Hi everyone I'm new here.
My story is pretty straight forward. I've broken up with my bf recently. The relationship hadn't really developed too deep on romance level. We've been friends for about nearly 12 years and we didn't even date for over a week before he initiated to break up coz he didn't think the relationship would work out now and he didn't feel ready. But he kept on apologising because he really didn't want to hurt me so he decided to just tell me honestly about his feelings early on.

Of course for the first few days I was upset just like anyone who got dumped and disappeared from his life. But surprisingly I felt more hurt not because he broke up with me but because I thought we could no longer be friends. (according to so many people who said that you can't be friends with your ex and you have to go NC). When we saw each other again shortly after the breakup it became really awkward because I could see he was guilty. Later on he just pretended to not see me.

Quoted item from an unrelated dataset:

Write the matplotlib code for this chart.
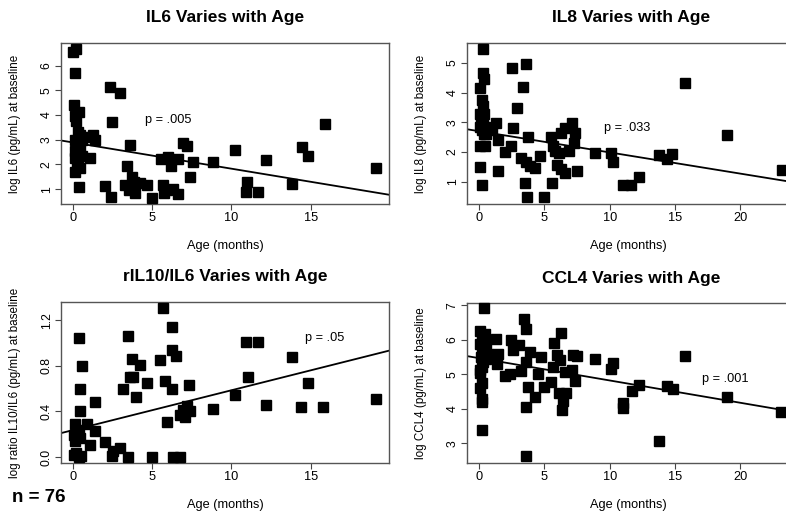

Anyway, after a week I decided to just talk it out with him and told him I'm no longer upset (i'm not even joking....I think it hurts more to lose a friend) etc. I told him that I still want to be friends just like we were in the past coz I thought it was silly just to throw away such a great friend over a week of relationship. I'm not sure whether this is right feeling for the person being dumped? I don't resent because the breakup wasn't over argument/ drama etc and I don't harbour any thought about getting back together with him and we became friends on Facebook again. People around me thinks that I'm nuts because I've recovered so quickly.

Is it alright for me to feel that way? Is it ok for me to want to return to our friendship because I feel that it's not worth losing a 10+year friend over a 3 day relationship? I think it's not really a big deal but everyone around me thinks it is.